Given material start

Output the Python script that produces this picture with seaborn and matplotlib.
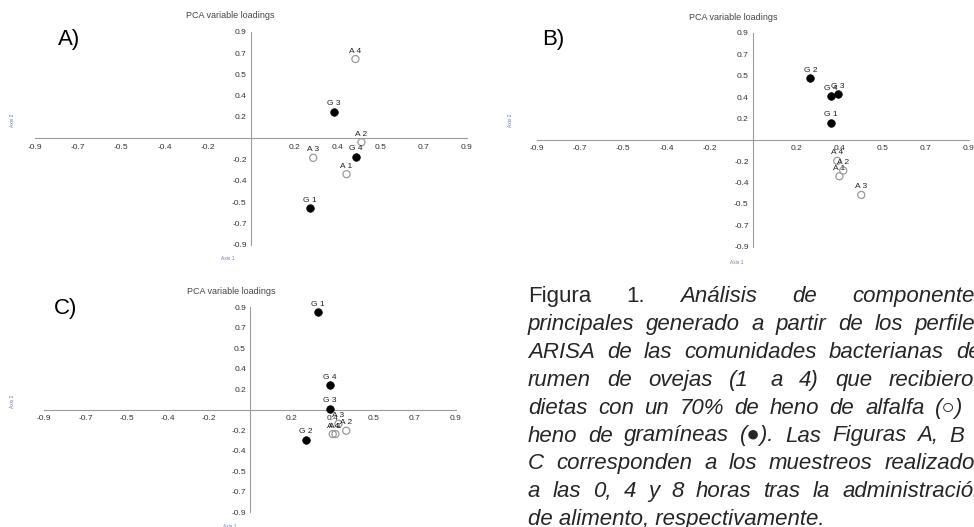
import matplotlib
matplotlib.use('Agg')
import numpy as np
import pandas as pd
import matplotlib.pyplot as plt
import seaborn as sns

sns.set_style('white')
plt.rcParams['font.family'] = ['Liberation Sans', 'DejaVu Sans']

# Cargas (A = heno de alfalfa, G = heno de gramíneas)
labels_a = ['A 4', 'G 3', 'A 2', 'G 4', 'A 3', 'A 1', 'G 1']
x_a = [0.436, 0.346, 0.461, 0.437, 0.260, 0.399, 0.245]
y_a = [0.669, 0.225, -0.034, -0.155, -0.166, -0.304, -0.593]

labels_b = ['G 2', 'G 4', 'G 3', 'G 1', 'A 4', 'A 2', 'A 1', 'A 3']
x_b = [0.240, 0.324, 0.356, 0.324, 0.352, 0.377, 0.361, 0.452]
y_b = [0.520, 0.368, 0.382, 0.143, -0.177, -0.259, -0.307, -0.464]

labels_c = ['G 1', 'G 4', 'G 3', 'G 2', 'A 4', 'A 1', 'A 3', 'A 2']
x_c = [0.296, 0.350, 0.350, 0.242, 0.361, 0.373, 0.386, 0.420]
y_c = [0.855, 0.214, 0.009, -0.263, -0.213, -0.213, -0.123, -0.184]

# ejes: marcas cada 0.18, etiquetas redondeadas como en el original
tick_labels = ['-0.9', '-0.7', '-0.5', '-0.4', '-0.2', '0.2', '0.4', '0.5', '0.7', '0.9']
panel_names = ['A)', 'B)', 'C)']
title = 'PCA variable loadings'

caption_lines = [
    'Figura 1. Análisis de componentes',
    'principales generado a partir de los perfiles',
    'ARISA de las comunidades bacterianas del',
    'rumen de ovejas (1  a 4) que recibieron',
    'dietas con un 70% de heno de alfalfa (\u25cb) o',
    'heno de gramíneas (\u25cf). Las Figuras A, B y',
    'C corresponden a los muestreos realizados',
    'a las 0, 4 y 8 horas tras la administración',
    'de alimento, respectivamente.',
]
caption_upright = ['Figura', '1.']  # solo al inicio de la primera línea

W, H = 974, 527


def px_axes(fig, left, top, right, bottom):
    return fig.add_axes([left / W, 1 - bottom / H, (right - left) / W, (bottom - top) / H])


def pca_panel(ax, labels, xs, ys):
    df = pd.DataFrame({'x': xs, 'y': ys, 'label': labels})
    df['dieta'] = df['label'].str[0]
    ticks = [v for v in np.linspace(-0.9, 0.9, 11) if abs(v) > 1e-9]

    ax.set_facecolor('none')
    for s in ['top', 'right']:
        ax.spines[s].set_visible(False)
    for s in ['left', 'bottom']:
        ax.spines[s].set_position('zero')
        ax.spines[s].set_color('#9c9c9c')
        ax.spines[s].set_linewidth(0.8)
    ax.set_xlim(-0.9, 0.9)
    ax.set_ylim(-0.9, 0.9)
    ax.set_xticks(ticks)
    ax.set_xticklabels(tick_labels)
    ax.set_yticks(ticks)
    ax.set_yticklabels(tick_labels)
    ax.tick_params(direction='in', length=3, width=0.8, color='#9c9c9c',
                   labelsize=6, labelcolor='#333333', pad=3)
    ax.tick_params(axis='x', pad=4)

    alf = df[df['dieta'] == 'A']
    gra = df[df['dieta'] == 'G']
    sns.scatterplot(data=alf, x='x', y='y', ax=ax, s=26, color='white',
                    edgecolor='#9a9a9a', linewidth=0.9, legend=False, zorder=3, clip_on=False)
    ax.collections[-1].set_facecolor('none')
    sns.scatterplot(data=gra, x='x', y='y', ax=ax, s=30, color='black',
                    edgecolor='black', linewidth=0.5, legend=False, zorder=3, clip_on=False)
    ax.set_xlabel('')
    ax.set_ylabel('')
    for _, r in df.iterrows():
        ax.annotate(r['label'], (r['x'], r['y']), xytext=(0, 3.2),
                    textcoords='offset points', ha='center', va='bottom',
                    fontsize=6, color='#222222', zorder=4)


def justified(ax, lines, left, right, base, step, size, renderer):
    sp = ax.text(0, 0, 'a a', fontsize=size, style='italic')
    nsp = ax.text(0, 0, 'aa', fontsize=size, style='italic')
    space = sp.get_window_extent(renderer).width - nsp.get_window_extent(renderer).width
    sp.remove()
    nsp.remove()

    for i, line in enumerate(lines):
        y = base + i * step
        if i == len(lines) - 1:
            ax.text(left, y, line, fontsize=size, style='italic', va='baseline', ha='left')
            continue
        words, extra = [], []
        for tok in line.split(' '):
            if tok == '':
                extra[-1] += 1
            else:
                words.append(tok)
                extra.append(0)
        items = []
        for j, w in enumerate(words):
            st = 'normal' if (i == 0 and j < len(caption_upright)) else 'italic'
            items.append(ax.text(left, y, w, fontsize=size, style=st,
                                 va='baseline', ha='left'))
        widths = [t.get_window_extent(renderer).width for t in items]
        n_gaps = len(words) - 1
        fixed = sum(widths) + space * sum(extra[:-1])
        unit = (right - left - fixed) / max(n_gaps, 1)
        x = left
        for j, t in enumerate(items):
            t.set_x(x)
            x += widths[j]
            if j < n_gaps:
                x += unit + space * extra[j]


def main():
    fig = plt.figure(figsize=(W / 100, H / 100), dpi=100)

    boxes = [(35, 31.7, 466.7, 244.7), (537, 33, 968.7, 246.7), (44.3, 307.3, 456, 512.3)]
    data = [(labels_a, x_a, y_a), (labels_b, x_b, y_b), (labels_c, x_c, y_c)]
    for box, (lab, xs, ys) in zip(boxes, data):
        ax = px_axes(fig, *box)
        pca_panel(ax, lab, xs, ys)

    # capa de texto en coordenadas de píxel
    over = fig.add_axes([0, 0, 1, 1])
    over.set_xlim(0, W)
    over.set_ylim(H, 0)
    over.axis('off')

    for (tx, ty), (lx, ly), (ax1x, ax1y), (ax2x, ax2y), name in zip(
            [(230, 15), (733, 17), (231, 292)],
            [(58, 45), (542, 45), (54, 314)],
            [(228, 258), (737, 262), (230, 526)],
            [(12, 120), (511, 120), (12, 401)],
            panel_names):
        over.text(tx, ty, title, fontsize=6.5, color='#4a4444', ha='center', va='center')
        over.text(lx, ly, name, fontsize=16, color='black', ha='left', va='baseline')
        over.text(ax1x, ax1y, 'Axis 1', fontsize=3.5, color='#6a7ab0', ha='center', va='center')
        over.text(ax2x, ax2y, 'Axis 2', fontsize=3.5, color='#6a7ab0', ha='center',
                  va='center', rotation=90)

    renderer = fig.canvas.get_renderer()
    justified(over, caption_lines, 528, 986, 302, 27.9, 16, renderer)

    fig.savefig('out.png', dpi=100)


if __name__ == '__main__':
    main()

Given material end

__Stated goal__
Leave out the pictures. Transcribe only the lines above, from the first through the one that contains "-0.213, -0.123, -0.184]".

__Output__
Output the Python script that produces this picture with seaborn and matplotlib.
import matplotlib
matplotlib.use('Agg')
import numpy as np
import pandas as pd
import matplotlib.pyplot as plt
import seaborn as sns

sns.set_style('white')
plt.rcParams['font.family'] = ['Liberation Sans', 'DejaVu Sans']

# Cargas (A = heno de alfalfa, G = heno de gramíneas)
labels_a = ['A 4', 'G 3', 'A 2', 'G 4', 'A 3', 'A 1', 'G 1']
x_a = [0.436, 0.346, 0.461, 0.437, 0.260, 0.399, 0.245]
y_a = [0.669, 0.225, -0.034, -0.155, -0.166, -0.304, -0.593]

labels_b = ['G 2', 'G 4', 'G 3', 'G 1', 'A 4', 'A 2', 'A 1', 'A 3']
x_b = [0.240, 0.324, 0.356, 0.324, 0.352, 0.377, 0.361, 0.452]
y_b = [0.520, 0.368, 0.382, 0.143, -0.177, -0.259, -0.307, -0.464]

labels_c = ['G 1', 'G 4', 'G 3', 'G 2', 'A 4', 'A 1', 'A 3', 'A 2']
x_c = [0.296, 0.350, 0.350, 0.242, 0.361, 0.373, 0.386, 0.420]
y_c = [0.855, 0.214, 0.009, -0.263, -0.213, -0.213, -0.123, -0.184]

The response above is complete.